How syndicated programs work
During or after a program’s run on a network the creators of the program will sell right to a different network to air episodes that have already run on the original network. A program that has had a successful run on its original networks is more likely to be sold to syndication. Sometimes, even unsuccessful shows get a second life in syndication and while rare, some shows get renewed by their original networks simply to reach the 88 episode threshold that generally triggers syndication interest.
While many programs are developed by and for specific networks, some new programs are developed independently of the broadcast television networks then sold a network through syndication. Let’s Make a Deal, for example, aired as first run syndication. This can be very lucrative for the creators as it often allows the show to run for long periods of time because it can move around from network to network, and in some cases, run in more than one station at the same time. For lower cost shows like talk shows and game shows, this is especially common.
With the emergence of online viewing networks, such as Amazon and Netflix, program creators have increased options to syndicate their shows. Often these shows are sold season by season and can often be very lucrative for the content creators. Online binge viewing habits have changed the syndication game as viewers of streaming services expect to have access to entire seasons or even the entire series of a show and streaming offerings require a great deal of content options to keep subscribers happy.
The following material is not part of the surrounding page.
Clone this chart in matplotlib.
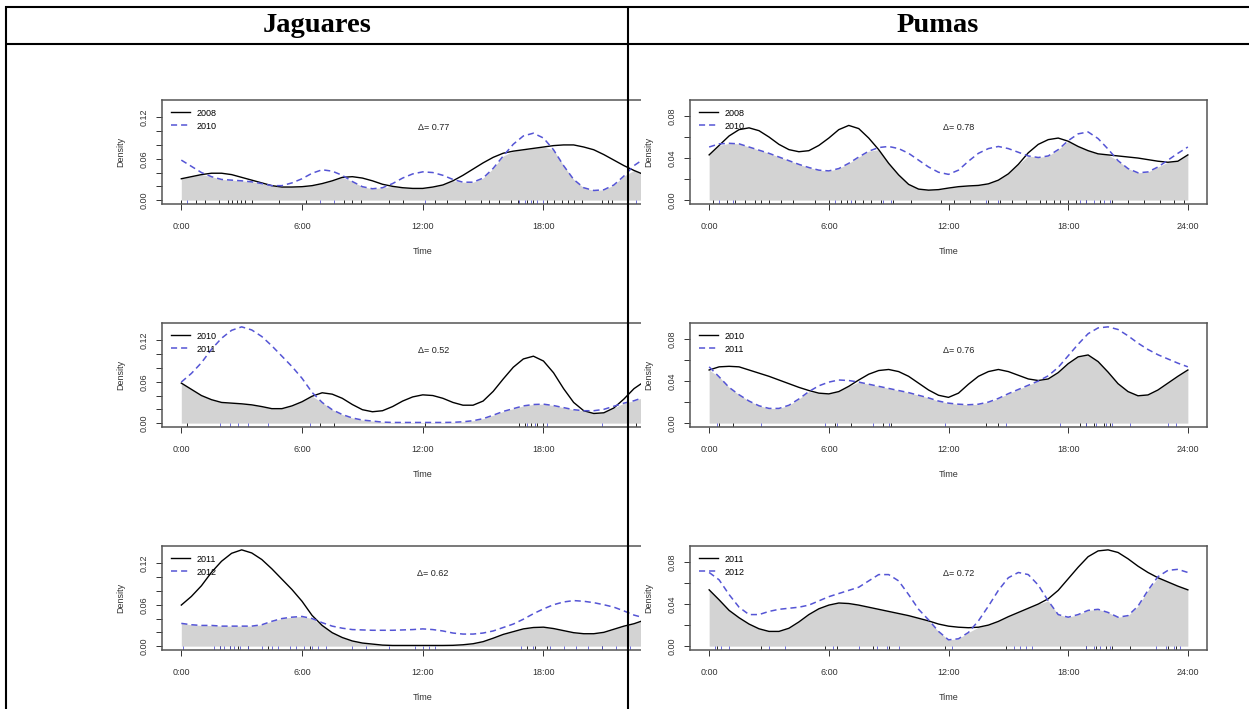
import numpy as np
import matplotlib
matplotlib.use("Agg")
import matplotlib.pyplot as plt
from matplotlib.lines import Line2D
from matplotlib.patches import Rectangle

plt.rcParams['font.family'] = ['Liberation Sans', 'DejaVu Sans']

W, H = 1249, 709
BLUE = '#5555d5'

# density curves, sampled every half hour from 0:00 to 24:00
hours = np.arange(0, 24.01, 0.5)

jag_2008 = [0.031, 0.034, 0.037, 0.039, 0.039, 0.037, 0.033, 0.029, 0.025, 0.021, 0.019, 0.019,
            0.0195, 0.021, 0.024, 0.028, 0.033, 0.034, 0.032, 0.028, 0.023, 0.020, 0.018, 0.017,
            0.017, 0.019, 0.022, 0.028, 0.036, 0.045, 0.054, 0.062, 0.068, 0.071, 0.073, 0.075,
            0.077, 0.079, 0.080, 0.080, 0.077, 0.073, 0.066, 0.058, 0.050, 0.043, 0.037, 0.033,
            0.031]
jag_2010 = [0.058, 0.049, 0.040, 0.034, 0.030, 0.029, 0.028, 0.0265, 0.024, 0.021, 0.021, 0.025,
            0.031, 0.039, 0.044, 0.042, 0.036, 0.027, 0.0195, 0.0165, 0.018, 0.024, 0.032, 0.038,
            0.041, 0.040, 0.036, 0.030, 0.026, 0.026, 0.032, 0.046, 0.064, 0.081, 0.093, 0.097,
            0.090, 0.073, 0.050, 0.030, 0.018, 0.014, 0.015, 0.022, 0.035, 0.050, 0.060, 0.063,
            0.058]
jag_2011 = [0.0595, 0.072, 0.0875, 0.107, 0.123, 0.1345, 0.1395, 0.135, 0.1255, 0.112, 0.097, 0.082,
            0.065, 0.0445, 0.030, 0.0195, 0.0125, 0.0075, 0.0045, 0.003, 0.0015, 0.001, 0.001, 0.001,
            0.001, 0.001, 0.001, 0.0012, 0.002, 0.0035, 0.0065, 0.0115, 0.017, 0.021, 0.025, 0.027,
            0.0275, 0.0255, 0.0225, 0.0195, 0.018, 0.018, 0.020, 0.0245, 0.029, 0.0325, 0.0375, 0.0465,
            0.0595]
jag_2012 = [0.033, 0.031, 0.030, 0.030, 0.029, 0.029, 0.029, 0.029, 0.031, 0.036, 0.040, 0.042,
            0.043, 0.040, 0.034, 0.029, 0.026, 0.024, 0.0235, 0.023, 0.023, 0.023, 0.0235, 0.024,
            0.025, 0.024, 0.022, 0.019, 0.0175, 0.0175, 0.019, 0.022, 0.027, 0.032, 0.039, 0.047,
            0.054, 0.060, 0.064, 0.066, 0.065, 0.063, 0.060, 0.0565, 0.051, 0.045, 0.041, 0.037,
            0.033]

puma_2008 = [0.043, 0.052, 0.061, 0.067, 0.0687, 0.066, 0.060, 0.053, 0.048, 0.046, 0.047, 0.052,
             0.059, 0.067, 0.071, 0.068, 0.059, 0.048, 0.035, 0.024, 0.015, 0.0105, 0.0095, 0.010,
             0.0115, 0.0128, 0.0135, 0.014, 0.0155, 0.019, 0.025, 0.034, 0.045, 0.053, 0.0575, 0.059,
             0.056, 0.051, 0.047, 0.044, 0.043, 0.042, 0.041, 0.040, 0.0385, 0.037, 0.036, 0.037,
             0.043]
puma_2010 = [0.0505, 0.0535, 0.054, 0.0535, 0.0505, 0.0475, 0.0445, 0.041, 0.0375, 0.034, 0.031, 0.0285,
             0.0278, 0.030, 0.035, 0.041, 0.0465, 0.050, 0.051, 0.049, 0.0445, 0.038, 0.0315, 0.0265,
             0.0245, 0.0285, 0.037, 0.0445, 0.049, 0.051, 0.049, 0.0455, 0.042, 0.0405, 0.042, 0.048,
             0.0565, 0.063, 0.0648, 0.0585, 0.0485, 0.0375, 0.030, 0.026, 0.0268, 0.0315, 0.038, 0.0445,
             0.0505]
puma_2011 = [0.0535, 0.044, 0.034, 0.027, 0.021, 0.0165, 0.014, 0.014, 0.017, 0.023, 0.030, 0.0355,
             0.039, 0.041, 0.0405, 0.039, 0.037, 0.035, 0.033, 0.031, 0.029, 0.0265, 0.024, 0.021,
             0.019, 0.018, 0.0175, 0.018, 0.020, 0.0235, 0.028, 0.032, 0.036, 0.040, 0.045, 0.053,
             0.064, 0.075, 0.085, 0.0905, 0.0915, 0.089, 0.083, 0.076, 0.070, 0.065, 0.061, 0.057,
             0.0535]
puma_2012 = [0.070, 0.063, 0.049, 0.037, 0.030, 0.030, 0.033, 0.035, 0.036, 0.037, 0.039, 0.043,
             0.047, 0.050, 0.053, 0.056, 0.062, 0.068, 0.068, 0.062, 0.049, 0.035, 0.025, 0.014,
             0.006, 0.007, 0.013, 0.024, 0.038, 0.053, 0.065, 0.070, 0.068, 0.058, 0.043, 0.030,
             0.0275, 0.030, 0.034, 0.035, 0.032, 0.0275, 0.029, 0.038, 0.053, 0.066, 0.072, 0.073,
             0.070]

# detection times (hours) shown as rug ticks
jag_rug = {
    "2008": [0.0, 0.75, 1.2, 1.85, 2.3, 2.5, 2.75, 2.95, 3.15, 3.5, 4.85, 6.2, 8.1, 8.5, 8.95,
             10.3, 11.0, 12.6, 13.2, 14.1, 14.9, 15.3, 15.8, 16.4, 16.75, 17.2, 17.5, 18.2, 18.5,
             18.9, 19.2, 19.5, 19.9, 20.9, 21.2, 21.4],
    "2010": [0.3, 6.9, 7.6, 12.1, 16.8, 17.1, 17.4, 17.7, 18.0, 22.6, 23.2],
    "2011": [1.9, 2.4, 2.8, 3.3, 4.3, 6.4, 17.2, 17.6, 18.2, 20.9],
    "2012": [0.1, 1.6, 1.9, 2.1, 2.4, 2.6, 2.9, 3.3, 4.0, 4.5, 4.8, 5.4, 5.7, 6.1, 6.5, 6.8,
             7.2, 8.5, 9.2, 10.3, 11.6, 12.0, 12.3, 12.6, 16.9, 17.5, 18.3, 19.0, 19.6, 20.2,
             20.9, 21.6, 22.3],
}
puma_rug = {
    "2008": [0.2, 0.9, 1.3, 1.8, 2.3, 2.6, 3.0, 3.6, 4.2, 5.3, 6.0, 6.6, 6.9, 7.3, 7.7, 8.1,
             8.6, 9.2, 10.1, 11.6, 12.3, 13.1, 14.0, 14.6, 15.2, 15.9, 16.6, 16.9, 17.3, 17.6,
             18.0, 18.4, 18.9, 19.6, 20.2, 21.0, 21.8, 22.6, 23.3, 23.8],
    "2010": [0.5, 1.2, 6.3, 7.1, 8.7, 9.1, 13.9, 14.5, 18.6, 18.9, 19.3, 19.8, 20.1],
    "2011": [0.4, 2.6, 5.8, 6.4, 8.2, 9.0, 11.8, 14.9, 17.6, 18.9, 19.4, 19.9, 20.2, 21.1, 23.0, 23.4],
    "2012": [0.3, 0.6, 1.0, 3.0, 3.8, 6.2, 7.5, 8.4, 8.9, 9.5, 12.2, 15.3, 15.6, 15.9, 16.2,
             18.9, 19.3, 19.6, 20.1, 22.4, 22.9, 23.3, 23.6],
}

jag_dens = {"2008": jag_2008, "2010": jag_2010, "2011": jag_2011, "2012": jag_2012}
puma_dens = {"2008": puma_2008, "2010": puma_2010, "2011": puma_2011, "2012": puma_2012}

jag_pairs = [("2008", "2010", 0.77), ("2010", "2011", 0.52), ("2011", "2012", 0.62)]
puma_pairs = [("2008", "2010", 0.78), ("2010", "2011", 0.76), ("2011", "2012", 0.72)]

jag_ymax = 0.1395
puma_ymax = 0.0915
jag_yticks = [0.00, 0.02, 0.04, 0.06, 0.08, 0.10, 0.12]
jag_ylabels = ["0.00", "", "", "0.06", "", "", "0.12"]
puma_yticks = [0.00, 0.02, 0.04, 0.06, 0.08]
puma_ylabels = ["0.00", "", "0.04", "", "0.08"]

xtick_hours = [0, 6, 12, 18, 24]
xtick_labels = ["0:00", "6:00", "12:00", "18:00", "24:00"]

panel_tops = [100, 323, 546]
PANEL_H = 104


def px_axes(fig, left, top, width, height):
    return fig.add_axes([left / W, 1 - (top + height) / H, width / W, height / H])


def draw_panel(ax, dens, rug, pair, ymax, yticks, ylabels):
    y1, y2, delta = pair
    d1 = np.array(dens[y1])
    d2 = np.array(dens[y2])
    ax.fill_between(hours, 0, np.minimum(d1, d2), color='#d3d3d3', lw=0)
    ax.plot(hours, d1, color='black', lw=1.0, label=y1)
    ax.plot(hours, d2, color=BLUE, lw=1.1, ls=(0, (4, 2.6)), label=y2)
    trans = ax.get_xaxis_transform()
    ax.vlines(rug[y1], 0, 0.035, transform=trans, colors='black', lw=0.6)
    ax.vlines(rug[y2], 0, 0.035, transform=trans, colors=BLUE, lw=0.6)

    ax.set_xlim(-0.96, 24.96)
    ax.set_ylim(-0.04 * ymax, 1.04 * ymax)
    ax.set_xticks(xtick_hours)
    ax.set_xticklabels(xtick_labels)
    ax.set_yticks(yticks)
    ax.set_yticklabels(ylabels, rotation=90, va='center')
    ax.tick_params(axis='x', direction='out', length=4.3, width=0.7, pad=8.6,
                   labelsize=6.5, colors='#333333')
    ax.tick_params(axis='y', direction='out', length=4.3, width=0.7, pad=5.5,
                   labelsize=6.5, colors='#333333')
    for s in ax.spines.values():
        s.set_color('#555555')
        s.set_linewidth(1.1)

    ax.set_xlabel("Time", fontsize=6.5, color='#333333')
    ax.xaxis.set_label_coords(0.5, -48 / PANEL_H)
    ax.xaxis.label.set_va('center')
    ax.set_ylabel("Density", fontsize=6.5, color='#333333')
    ax.yaxis.set_label_coords(-41 / 520, 0.5)
    ax.yaxis.label.set_va('center')

    ax.legend(loc='upper left', frameon=False, fontsize=6.5, handlelength=2.2,
              handletextpad=0.65, labelspacing=0.45, borderaxespad=0.6, borderpad=0.35)
    ax.text(0.52, 0.735, f"\u0394= {delta:.2f}", transform=ax.transAxes,
            ha='center', va='center', fontsize=6.5, color='#222222')


fig = plt.figure(figsize=(W / 100, H / 100), dpi=100)

for top, pair in zip(panel_tops, jag_pairs):
    ax = px_axes(fig, 162, top, 521.5, PANEL_H)
    ax.set_zorder(0)
    draw_panel(ax, jag_dens, jag_rug, pair, jag_ymax, jag_yticks, jag_ylabels)

# the Jaguares plots are cut off where the Pumas images begin
fig.add_artist(Rectangle((641 / W, 0), 49 / W, 1 - 45 / H, transform=fig.transFigure,
                         facecolor='white', edgecolor='none', zorder=0.5))

for top, pair in zip(panel_tops, puma_pairs):
    ax = px_axes(fig, 690, top, 517, PANEL_H)
    ax.set_zorder(1)
    draw_panel(ax, puma_dens, puma_rug, pair, puma_ymax, puma_yticks, puma_ylabels)


# table grid
def hline(y, x0, x1):
    fig.add_artist(Line2D([x0 / W, x1 / W], [1 - y / H, 1 - y / H], transform=fig.transFigure,
                          color='black', lw=1.5, zorder=5, solid_capstyle='butt'))


def vline(x, y0, y1):
    fig.add_artist(Line2D([x / W, x / W], [1 - y0 / H, 1 - y1 / H], transform=fig.transFigure,
                          color='black', lw=1.5, zorder=5, solid_capstyle='butt'))


hline(7, 5, W)
hline(44, 5, W)
vline(6, 6, H)
vline(628, 6, H)

fig.text(317 / W, 1 - 26 / H, "Jaguares", ha='center', va='center', fontsize=20.5,
         fontweight='bold', family='Liberation Serif')
fig.text(938 / W, 1 - 26 / H, "Pumas", ha='center', va='center', fontsize=20.5,
         fontweight='bold', family='Liberation Serif')

fig.savefig("out.png", dpi=100, facecolor='white')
Eighty-eight is the magic number
When it comes to off-network syndication, stations want to know that their investment in the licensing of said program will have long-term effects. As such, it is rare that a first-run show gets picked up for syndication before it reaches 4 full seasons. With the trend in season episode numbers reducing over recent years, that magic number where syndication becomes cost-effective is usually 88 episodes, down from about 100 episodes in previous decades.
Syndicated programs are generally not network exclusive, like original programming often is. This means that shows can air on multiple networks at the same time (and sometimes in the same time slots). Wildly popular shows like Judge Judy get enough viewership that it is still cost effective for networks to license it even though they aren't exclusively doing so.
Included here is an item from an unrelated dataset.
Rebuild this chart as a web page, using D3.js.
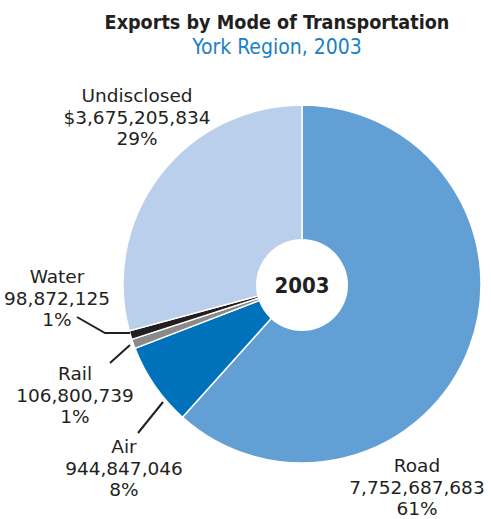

Why syndicated programs matter
Syndicated programs can generate a lot of revenue for a show’s creators and investors. Seinfeld, for example, was sold into syndication for $3 million per episode and is an ongoing source of revenue for the original investors in the show and others with a financial stake. As of this writing, the show has made more than $4 billion in syndication and it is rumored that the show's creators have made $400 million alone since the last new episode aired in 1998.
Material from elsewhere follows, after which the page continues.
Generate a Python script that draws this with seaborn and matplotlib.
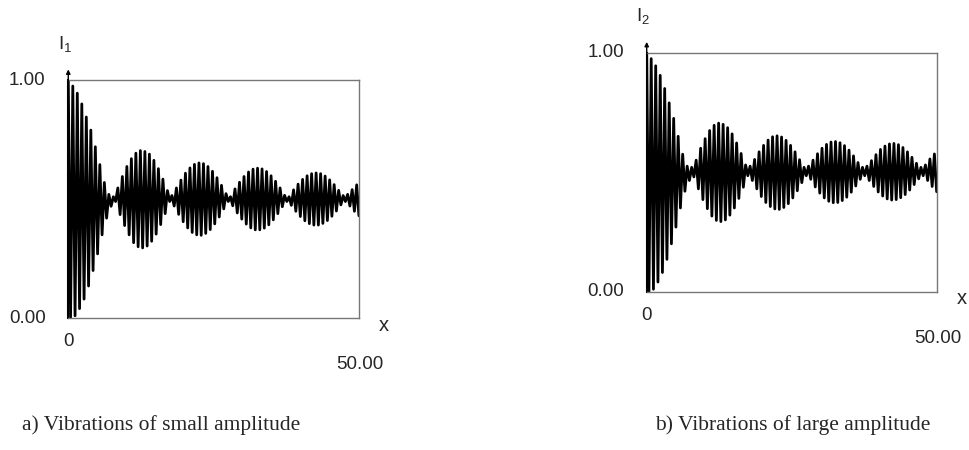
import numpy as np
import pandas as pd
import seaborn as sns
import matplotlib.pyplot as plt

# carrier period (units of x)
period = 0.775

# turning points read per carrier cycle: upper peaks and lower troughs
upper_a = [1.00, 0.975, 0.945, 0.90, 0.845, 0.79, 0.72, 0.645, 0.57, 0.52,
           0.51, 0.547, 0.595, 0.637, 0.67, 0.693, 0.704, 0.70, 0.689, 0.663,
           0.628, 0.584, 0.536, 0.515, 0.547, 0.58, 0.609, 0.631, 0.646, 0.652,
           0.649, 0.637, 0.617, 0.59, 0.558, 0.523, 0.51, 0.543, 0.571, 0.595,
           0.614, 0.626, 0.63, 0.627, 0.616, 0.598, 0.575, 0.547, 0.516, 0.51,
           0.539, 0.563, 0.583, 0.598, 0.607, 0.61, 0.607, 0.597, 0.581, 0.561,
           0.537, 0.515, 0.52, 0.54, 0.56]
lower_a = [0.00, 0.01, 0.04, 0.08, 0.135, 0.20, 0.27, 0.35, 0.42, 0.47,
           0.49, 0.435, 0.389, 0.35, 0.317, 0.30, 0.295, 0.303, 0.323, 0.353,
           0.393, 0.439, 0.49, 0.471, 0.436, 0.405, 0.379, 0.36, 0.35, 0.348,
           0.356, 0.372, 0.396, 0.425, 0.459, 0.49, 0.472, 0.442, 0.416, 0.395,
           0.379, 0.371, 0.371, 0.378, 0.392, 0.413, 0.439, 0.468, 0.49, 0.474,
           0.449, 0.427, 0.409, 0.397, 0.391, 0.391, 0.398, 0.41, 0.428, 0.45,
           0.476, 0.49, 0.471, 0.449, 0.43]

upper_b = [1.00, 0.975, 0.945, 0.905, 0.85, 0.79, 0.725, 0.65, 0.575, 0.525,
           0.52, 0.55, 0.60, 0.64, 0.674, 0.696, 0.705, 0.70, 0.686, 0.66,
           0.622, 0.578, 0.53, 0.525, 0.553, 0.585, 0.612, 0.634, 0.648, 0.652,
           0.647, 0.633, 0.612, 0.585, 0.552, 0.52, 0.525, 0.55, 0.577, 0.60,
           0.616, 0.626, 0.628, 0.623, 0.611, 0.592, 0.568, 0.54, 0.52, 0.525,
           0.548, 0.573, 0.595, 0.609, 0.618, 0.62, 0.615, 0.603, 0.585, 0.562,
           0.537, 0.52, 0.53, 0.555, 0.576]
lower_b = [0.00, 0.01, 0.04, 0.08, 0.135, 0.20, 0.27, 0.35, 0.42, 0.465,
           0.48, 0.43, 0.385, 0.347, 0.316, 0.298, 0.293, 0.30, 0.32, 0.35,
           0.39, 0.437, 0.485, 0.465, 0.43, 0.398, 0.373, 0.356, 0.346, 0.344,
           0.352, 0.368, 0.392, 0.422, 0.456, 0.485, 0.47, 0.438, 0.412, 0.392,
           0.378, 0.372, 0.373, 0.381, 0.395, 0.416, 0.442, 0.47, 0.485, 0.465,
           0.44, 0.417, 0.40, 0.388, 0.383, 0.385, 0.393, 0.406, 0.425, 0.448,
           0.472, 0.485, 0.465, 0.44, 0.418]

x_max = 50.0
y_labels = ["0.00", "1.00"]
captions = ["a) Vibrations of small amplitude", "b) Vibrations of large amplitude"]


def turning_points(upper, lower):
    y = np.empty(2 * len(upper))
    y[0::2] = upper
    y[1::2] = lower
    x = np.arange(len(y)) * period / 2
    return pd.DataFrame({"x": x, "I": y})


sns.set_style("white")
plt.rcParams["font.family"] = ["Liberation Sans", "DejaVu Sans"]

fig = plt.figure(figsize=(9.7, 4.5), dpi=100)
panels = [
    dict(rect=[0.0704, 0.293, 0.2997, 0.529], df=turning_points(upper_a, lower_a),
         sub="1", cap_x=0.0227),
    dict(rect=[0.6667, 0.352, 0.299, 0.531], df=turning_points(upper_b, lower_b),
         sub="2", cap_x=0.675),
]

for p, cap in zip(panels, captions):
    ax = fig.add_axes(p["rect"])
    sns.lineplot(data=p["df"], x="x", y="I", sort=False, estimator=None,
                 color="black", lw=2.0, ax=ax)
    ax.set_xlim(0, x_max)
    ax.set_ylim(0, 1)
    ax.set_xticks([])
    ax.set_yticks([])
    ax.set_xlabel("")
    ax.set_ylabel("")
    for s in ax.spines.values():
        s.set_color("#777777")
        s.set_linewidth(1.0)
    ax.spines["left"].set_color("black")
    ax.spines["left"].set_linewidth(1.5)
    ax.annotate("", xy=(0, 1.045), xytext=(0, 0.9), xycoords="axes fraction",
                arrowprops=dict(arrowstyle="-|>", color="black", lw=1.0,
                                mutation_scale=6, shrinkA=0, shrinkB=0))

    t = ax.transAxes
    fs = 13.5
    ax.text(-0.078, 1.0, y_labels[1], transform=t, ha="right", va="center", fontsize=fs)
    ax.text(-0.078, 0.0, y_labels[0], transform=t, ha="right", va="center", fontsize=fs)
    ax.text(0.0, -0.10, "0", transform=t, ha="center", va="center", fontsize=fs)
    ax.text(1.085, -0.03, "x", transform=t, ha="center", va="center", fontsize=fs + 1)
    ax.text(1.085, -0.195, f"{x_max:.2f}", transform=t, ha="right", va="center", fontsize=fs)
    ax.text(-0.012, 1.15, "I$_{\\mathregular{" + p["sub"] + "}}$", transform=t,
            ha="center", va="center", fontsize=fs)

    fig.text(p["cap_x"], 0.056, cap, ha="left", va="center", fontsize=15.5,
             family=["Liberation Serif", "DejaVu Serif"])

fig.savefig("out.png", dpi=100, facecolor="white")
Nostalgia can build audiences, and popular old shows such as M.A.S.H. and the Brady Bunch keep audiences coming back. The rise of cable in the 1980s and 1990s brought syndication into even more homes as networks sought to balance out their new programming with tested programming from a previous era. Many cable channels rely exclusively on syndicated programming — first-run and off-network — to generate revenues from their audiences.
Channels need programs
There is simply not enough content being created on a frequent enough basis to meet television viewing habits. All channels, especially topical channels such as the Game Show Network, need syndication to fill out their programming schedules. Some networks are almost entirely made up of a mix of first-run and off-network syndicated programs (and licensed films, of course).
A second bite at the apple
For creators of original programming, syndication does more than simply help extend the financial life of a program, it helps to keep it in the cultural conversation. Shows like M.A.S.H. became beloved properties for whole new generations of viewers not alive or old enough to watch during its initial run. Similarly, shows that are syndicated before they reach the end of their initial run often see an increase in viewership for their new episodes, making syndication a very lucrative way to boost prime time viewership for a popular property.